Mergers and acquisitions might be crawling back to the top of RIA principals' to-do lists this year as the first quarter's numbers show record activity.
There were 24 M&A deals among RIAs during the first quarter of 2010. That's a record for any first quarter since as far back as 2003 when Schwab Advisor Services started tracking the data. Just nine deals were completed in the first quarter of 2009.
David DeVoe, managing director of the strategic business development group at Charles Schwab, says advisors are picking up where they left off back in 2008. “Many RIA principals are now re-engaging in the negotiations they stopped 18 months ago. M&A was put on the backburner and activity stalled as the market decline distracted advisors from deals they might have done,” he says.
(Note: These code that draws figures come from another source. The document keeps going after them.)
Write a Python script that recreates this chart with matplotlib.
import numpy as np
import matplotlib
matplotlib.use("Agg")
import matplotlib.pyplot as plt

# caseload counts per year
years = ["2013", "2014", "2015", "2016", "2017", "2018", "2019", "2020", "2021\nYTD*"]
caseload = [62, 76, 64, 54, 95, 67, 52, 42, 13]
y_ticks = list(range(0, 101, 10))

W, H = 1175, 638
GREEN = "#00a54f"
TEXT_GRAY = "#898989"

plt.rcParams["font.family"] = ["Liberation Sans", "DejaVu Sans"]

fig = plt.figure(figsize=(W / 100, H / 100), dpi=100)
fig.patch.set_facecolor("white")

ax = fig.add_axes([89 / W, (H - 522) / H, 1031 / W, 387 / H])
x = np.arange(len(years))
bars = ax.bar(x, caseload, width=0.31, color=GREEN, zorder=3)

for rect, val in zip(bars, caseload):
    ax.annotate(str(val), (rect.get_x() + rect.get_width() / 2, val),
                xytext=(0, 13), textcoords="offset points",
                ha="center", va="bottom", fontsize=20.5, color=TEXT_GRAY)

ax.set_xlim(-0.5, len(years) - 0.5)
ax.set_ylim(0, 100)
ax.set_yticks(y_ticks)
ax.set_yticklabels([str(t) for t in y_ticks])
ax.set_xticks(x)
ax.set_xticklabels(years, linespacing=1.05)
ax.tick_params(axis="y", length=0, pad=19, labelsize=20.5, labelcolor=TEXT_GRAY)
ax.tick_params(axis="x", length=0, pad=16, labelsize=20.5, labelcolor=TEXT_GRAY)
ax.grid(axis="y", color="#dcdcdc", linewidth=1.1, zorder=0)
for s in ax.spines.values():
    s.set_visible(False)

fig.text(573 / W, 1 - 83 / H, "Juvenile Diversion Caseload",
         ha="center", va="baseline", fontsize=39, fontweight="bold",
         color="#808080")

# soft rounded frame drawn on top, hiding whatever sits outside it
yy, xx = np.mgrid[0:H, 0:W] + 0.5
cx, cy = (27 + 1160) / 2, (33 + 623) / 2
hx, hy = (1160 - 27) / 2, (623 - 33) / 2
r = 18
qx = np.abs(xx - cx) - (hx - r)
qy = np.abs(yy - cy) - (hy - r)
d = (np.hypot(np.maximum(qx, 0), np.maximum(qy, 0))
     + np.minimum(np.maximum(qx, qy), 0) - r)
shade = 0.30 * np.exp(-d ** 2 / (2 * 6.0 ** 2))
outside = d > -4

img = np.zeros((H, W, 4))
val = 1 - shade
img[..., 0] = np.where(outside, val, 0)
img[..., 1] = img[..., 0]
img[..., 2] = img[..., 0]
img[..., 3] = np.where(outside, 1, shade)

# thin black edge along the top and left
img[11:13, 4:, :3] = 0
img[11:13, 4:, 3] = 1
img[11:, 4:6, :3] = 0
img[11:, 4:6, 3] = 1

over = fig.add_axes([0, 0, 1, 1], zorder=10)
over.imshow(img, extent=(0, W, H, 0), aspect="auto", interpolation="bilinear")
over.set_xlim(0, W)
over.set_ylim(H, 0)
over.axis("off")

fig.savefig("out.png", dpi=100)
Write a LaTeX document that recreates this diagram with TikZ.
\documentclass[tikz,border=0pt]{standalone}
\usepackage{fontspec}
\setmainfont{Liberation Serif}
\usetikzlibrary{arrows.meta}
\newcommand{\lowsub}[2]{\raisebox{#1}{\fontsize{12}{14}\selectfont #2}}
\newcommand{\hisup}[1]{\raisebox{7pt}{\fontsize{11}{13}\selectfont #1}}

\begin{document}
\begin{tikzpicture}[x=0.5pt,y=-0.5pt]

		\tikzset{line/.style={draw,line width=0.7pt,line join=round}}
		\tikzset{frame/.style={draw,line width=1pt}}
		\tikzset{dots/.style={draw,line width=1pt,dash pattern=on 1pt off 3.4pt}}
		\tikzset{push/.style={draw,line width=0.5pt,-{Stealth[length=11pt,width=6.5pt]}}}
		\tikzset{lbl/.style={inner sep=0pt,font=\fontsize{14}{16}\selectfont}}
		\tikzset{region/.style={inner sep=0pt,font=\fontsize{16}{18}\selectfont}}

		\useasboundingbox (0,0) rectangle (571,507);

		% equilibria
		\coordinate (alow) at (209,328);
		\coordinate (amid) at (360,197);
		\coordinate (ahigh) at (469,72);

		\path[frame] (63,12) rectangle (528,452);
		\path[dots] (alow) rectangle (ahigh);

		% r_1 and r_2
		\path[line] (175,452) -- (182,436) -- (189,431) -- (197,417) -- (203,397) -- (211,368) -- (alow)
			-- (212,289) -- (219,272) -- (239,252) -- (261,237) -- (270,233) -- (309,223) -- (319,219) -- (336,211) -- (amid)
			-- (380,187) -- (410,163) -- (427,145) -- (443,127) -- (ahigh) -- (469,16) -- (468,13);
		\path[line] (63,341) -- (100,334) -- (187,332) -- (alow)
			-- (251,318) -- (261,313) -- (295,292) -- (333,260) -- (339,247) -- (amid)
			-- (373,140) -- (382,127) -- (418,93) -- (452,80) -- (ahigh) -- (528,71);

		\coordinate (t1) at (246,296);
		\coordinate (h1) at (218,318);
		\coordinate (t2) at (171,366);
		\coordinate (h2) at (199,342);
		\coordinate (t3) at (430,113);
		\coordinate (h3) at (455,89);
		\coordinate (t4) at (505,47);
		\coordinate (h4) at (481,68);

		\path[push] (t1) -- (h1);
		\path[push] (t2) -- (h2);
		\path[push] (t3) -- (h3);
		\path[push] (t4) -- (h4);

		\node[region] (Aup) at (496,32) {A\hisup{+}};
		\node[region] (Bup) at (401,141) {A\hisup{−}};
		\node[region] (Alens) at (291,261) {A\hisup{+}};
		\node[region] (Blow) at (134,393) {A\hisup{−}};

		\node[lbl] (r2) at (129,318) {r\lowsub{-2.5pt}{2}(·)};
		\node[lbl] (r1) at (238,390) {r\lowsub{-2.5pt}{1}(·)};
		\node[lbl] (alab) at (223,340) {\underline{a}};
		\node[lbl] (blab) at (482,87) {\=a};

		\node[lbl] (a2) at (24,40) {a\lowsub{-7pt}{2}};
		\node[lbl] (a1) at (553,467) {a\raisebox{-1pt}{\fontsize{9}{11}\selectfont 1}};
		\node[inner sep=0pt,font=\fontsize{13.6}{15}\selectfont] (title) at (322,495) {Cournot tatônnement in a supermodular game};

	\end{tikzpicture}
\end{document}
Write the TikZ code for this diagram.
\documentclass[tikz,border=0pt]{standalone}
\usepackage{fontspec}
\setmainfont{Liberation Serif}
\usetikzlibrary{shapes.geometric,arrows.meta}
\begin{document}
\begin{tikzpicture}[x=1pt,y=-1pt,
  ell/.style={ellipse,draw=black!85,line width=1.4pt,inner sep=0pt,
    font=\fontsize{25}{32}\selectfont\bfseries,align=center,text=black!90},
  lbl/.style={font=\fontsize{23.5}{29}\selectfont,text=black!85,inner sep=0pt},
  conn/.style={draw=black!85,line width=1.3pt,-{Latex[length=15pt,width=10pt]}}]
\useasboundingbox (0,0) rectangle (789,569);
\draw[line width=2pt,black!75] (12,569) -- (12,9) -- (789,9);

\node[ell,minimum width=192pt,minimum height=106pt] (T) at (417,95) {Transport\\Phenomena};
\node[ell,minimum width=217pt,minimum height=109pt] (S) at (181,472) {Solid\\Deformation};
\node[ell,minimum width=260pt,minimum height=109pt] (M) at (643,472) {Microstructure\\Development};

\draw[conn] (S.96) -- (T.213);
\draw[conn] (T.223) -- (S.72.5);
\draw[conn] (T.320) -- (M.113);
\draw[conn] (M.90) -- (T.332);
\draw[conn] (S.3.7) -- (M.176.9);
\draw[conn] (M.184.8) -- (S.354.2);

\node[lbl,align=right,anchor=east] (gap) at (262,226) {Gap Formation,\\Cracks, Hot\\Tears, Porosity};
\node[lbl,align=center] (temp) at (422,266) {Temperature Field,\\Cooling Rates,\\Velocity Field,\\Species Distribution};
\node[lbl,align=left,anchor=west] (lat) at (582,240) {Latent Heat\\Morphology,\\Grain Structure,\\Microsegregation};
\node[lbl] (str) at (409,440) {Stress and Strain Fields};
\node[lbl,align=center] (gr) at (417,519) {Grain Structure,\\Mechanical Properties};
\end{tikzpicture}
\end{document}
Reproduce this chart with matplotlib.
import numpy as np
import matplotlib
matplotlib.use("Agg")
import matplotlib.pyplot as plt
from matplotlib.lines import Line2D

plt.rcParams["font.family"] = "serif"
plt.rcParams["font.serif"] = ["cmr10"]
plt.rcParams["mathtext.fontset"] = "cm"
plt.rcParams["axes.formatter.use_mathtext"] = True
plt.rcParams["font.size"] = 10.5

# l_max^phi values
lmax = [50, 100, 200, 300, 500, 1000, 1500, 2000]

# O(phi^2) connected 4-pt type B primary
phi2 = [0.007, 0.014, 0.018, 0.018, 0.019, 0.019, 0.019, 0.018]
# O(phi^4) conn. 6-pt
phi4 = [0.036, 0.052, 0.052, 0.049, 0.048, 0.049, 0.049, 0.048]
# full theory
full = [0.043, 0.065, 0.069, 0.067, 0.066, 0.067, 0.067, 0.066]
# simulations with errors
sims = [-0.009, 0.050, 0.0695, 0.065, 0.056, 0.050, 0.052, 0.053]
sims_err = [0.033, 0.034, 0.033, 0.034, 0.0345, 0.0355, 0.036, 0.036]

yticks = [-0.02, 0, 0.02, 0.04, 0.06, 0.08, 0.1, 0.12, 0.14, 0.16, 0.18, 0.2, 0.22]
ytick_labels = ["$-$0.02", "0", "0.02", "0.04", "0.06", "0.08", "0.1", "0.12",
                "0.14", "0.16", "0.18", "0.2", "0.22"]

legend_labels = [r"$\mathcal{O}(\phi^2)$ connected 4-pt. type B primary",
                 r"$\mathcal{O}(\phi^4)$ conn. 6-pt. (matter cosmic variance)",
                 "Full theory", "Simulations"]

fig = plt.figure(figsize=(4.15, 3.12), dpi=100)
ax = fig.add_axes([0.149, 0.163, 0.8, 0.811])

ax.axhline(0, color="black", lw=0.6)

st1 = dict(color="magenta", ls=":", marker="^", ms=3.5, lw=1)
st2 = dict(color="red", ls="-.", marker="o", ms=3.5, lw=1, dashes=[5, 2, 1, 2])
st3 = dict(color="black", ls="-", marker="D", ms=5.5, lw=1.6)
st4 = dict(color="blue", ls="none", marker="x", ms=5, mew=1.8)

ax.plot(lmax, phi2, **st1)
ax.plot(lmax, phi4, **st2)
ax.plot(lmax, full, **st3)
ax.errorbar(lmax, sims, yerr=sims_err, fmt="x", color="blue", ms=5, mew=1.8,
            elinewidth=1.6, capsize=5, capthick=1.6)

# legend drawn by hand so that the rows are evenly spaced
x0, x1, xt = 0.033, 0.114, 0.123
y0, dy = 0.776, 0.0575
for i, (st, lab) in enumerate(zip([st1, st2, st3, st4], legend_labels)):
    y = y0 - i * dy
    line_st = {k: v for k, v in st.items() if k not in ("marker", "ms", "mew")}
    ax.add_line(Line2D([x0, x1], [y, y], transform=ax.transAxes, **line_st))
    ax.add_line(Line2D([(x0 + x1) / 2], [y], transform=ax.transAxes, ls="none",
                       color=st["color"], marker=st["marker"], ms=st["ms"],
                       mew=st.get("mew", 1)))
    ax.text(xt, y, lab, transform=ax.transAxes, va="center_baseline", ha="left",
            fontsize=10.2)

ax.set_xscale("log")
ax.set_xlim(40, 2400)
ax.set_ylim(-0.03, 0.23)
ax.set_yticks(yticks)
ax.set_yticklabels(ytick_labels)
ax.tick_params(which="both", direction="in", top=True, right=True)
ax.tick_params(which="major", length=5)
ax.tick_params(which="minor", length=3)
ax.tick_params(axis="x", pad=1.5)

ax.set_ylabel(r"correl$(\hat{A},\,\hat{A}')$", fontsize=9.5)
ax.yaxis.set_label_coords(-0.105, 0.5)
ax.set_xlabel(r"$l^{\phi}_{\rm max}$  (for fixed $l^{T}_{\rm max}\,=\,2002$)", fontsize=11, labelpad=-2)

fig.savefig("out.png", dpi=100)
But as the market demonstrates some stability and gains strength, advisors have fewer anxious clients and more time to focus on their business strategies. Valuations are also rising. Over the last few years, valuations for a firm with $100 million in revenue have ranged somewhere between about four to six times cash flow. In 2007, when deals were at their hottest, they were on the upper end of that range, Devoe says. “In the immediate term, I think valuations are slowly returning to normal levels — somewhere between the extremes of 2007 and the lows of 2008.”
As a result, Devoe says, it's likely that M&A activity in the RIA space will continue its upward momentum, and that more records will be broken as they were in the four successive years leading into 2009. “There was certainly a stall in 2009 but now the activity will continue for another five or seven years,” he says.
One difference with prior years is that now there are more small firms doing deals. Typically, a third of the deals involve firms with $250 million in assets or less, another third involve firms with $250 to $1 billion in assets and the final third, firms with over $1 billion. But in Q1 2010, 58 percent of deals involved firms with $250 million or less. “That's a fairly big change,” Devoe says. He hesitates to make too much out of that statistic just yet, however. “We'll see if that continues in the next few quarters.”
Two such deals include Bridgewater Wealth and Financial Management and Rowling, Dold & Associates. Bridgewater, a firm with about $200 million in assets, was acquired by RIA consolidator Focus Financial in January. Rowling, Dold and its $200 million in client assets was bought up by Moss Adams in the same month — the consulting firm's first acquisition in about ten years.
Firms are expected to be a bit more selective about the deals they do, as well, according to a January 2010 outlook report from Echelon Partners, a Los Angeles-based M&A consulting firm. Echelon predicted that it will take partners longer to negotiate deal structures, and that sellers will demand more upfront cash and guarantees instead of equity. A deal that might have taken five months to complete could take nine months, and a deal that would have been done in nine months could take up to 13 months. “The time it takes for these deals to close will be longer because sellers will be doing more due diligence and more shopping around instead of selling to the highest bidder,” said Daniel Seivert, CEO and managing partner of Echelon Partners.
Lately the major RIA custodians like Schwab, Fidelity and TD Ameritrade have been rolling out tools to help their advisors value their businesses so the assets don't walk out the door when deals get made. TD Ameritrade Institutional rolled out a new online business valuation tool in April for the 4,000 financial advisors who custody assets with the firm; it's based on a valuation formula used by Echelon Partners. The firm introduced an M&A guidebook series in August, and a matchmaking service for buyers and sellers called AdvisorLink in April.
In February Charles Schwab, the largest firm in the custody business, rolled out a series of reports aimed at helping its 6,000 RIAs create succession plans and value their businesses. Schwab has offered a free M&A listing service since 2004, and also provides access to a series of consultants, investment bankers, lawyers and accountants as well as articles, white papers, workshops, and webcasts. Meanwhile, Fidelity is building out an M&A consulting service for its RIAs, but has not announced a launch date. Pershing has produced a series of studies on M&A since 2006, first in conjunction with Moss Adams and now with FA Insight.